Ma potranno tutti i protagonisti di questa tragedia tornare a parlarsi? C’è un punto dal quale ripartire per ritessere una convivenza dopo l’odio e la distruzione? Archangel’skij e il direttore di Die Zeit, non hanno dubbi: la cultura. Di Lorenzo si è detto contrario «ad ogni sanzione culturale verso gli artisti russi, perché la cultura può unire», ed ha plaudito alla decisione del maestro Muti di far esibire, recentemente, a Salisburgo un cantante russo.
«Se ci sarà un incontro», ha affermato il giornalista russo, «sarà soltanto sul terreno della cultura.

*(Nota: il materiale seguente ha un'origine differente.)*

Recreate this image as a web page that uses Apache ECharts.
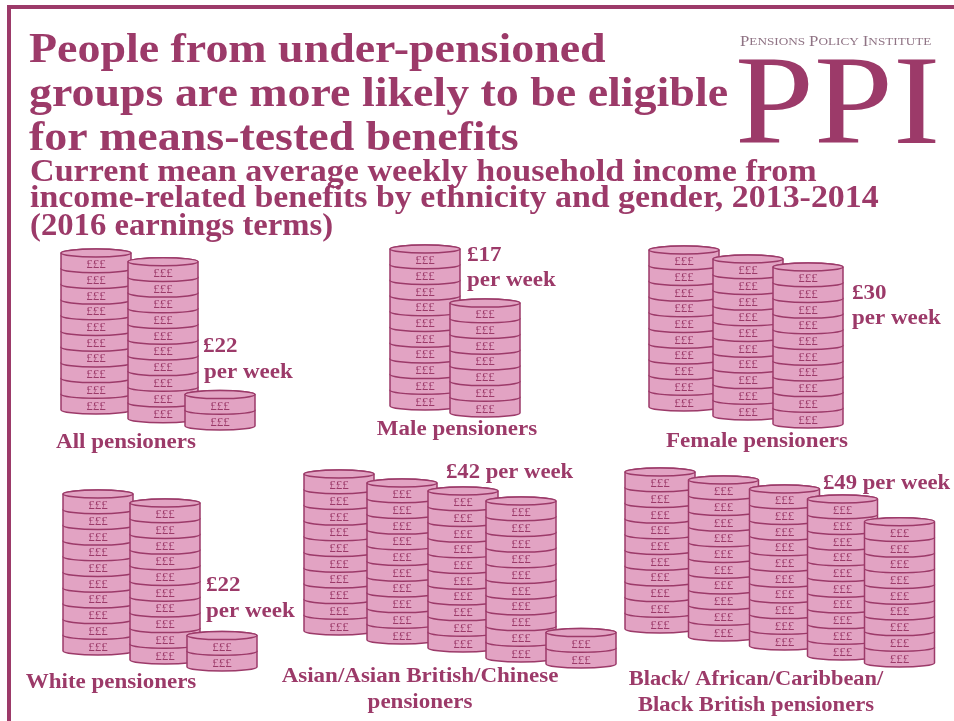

Il dialogo fra le chiese è venuto meno, così come quello in campo scientifico. Certo anche la cultura avrà i suoi problemi per le traduzioni, le mostre, le tournée, ma in molti casi la cultura può fare a meno delle istituzioni, perché si basa sui rapporti personali e può sopravvivere anche senza la libertà e sa abbattere le cortine di ferro. La storia, e quella russa in particolare, insegna che le chiese e la filosofia hanno sempre respirato attraverso la cultura». Archangel’skij ha ricordato come Pasternak abbia scritto “Il dottor Živago” sotto Stalin e l’abbia potuto pubblicare in italiano, all’estero, dopo la morte del dittatore. «Era il suo romanzo cristiano e filosofico e in quel momento sembrava che non dovesse servire a niente. In quello stesso anno, a Milano, padre Scalfi in collaborazione con don Giussani dava vita a “Russia cristiana”, un progetto religioso, culturale e umanitario». Sembravano due cose inutili, eppure «“Il dottor Živago” fu letto da milioni di persone e una rinascita cristiana cominciò. L’impossibile, l’inutile si rivelò la scelta più sensata».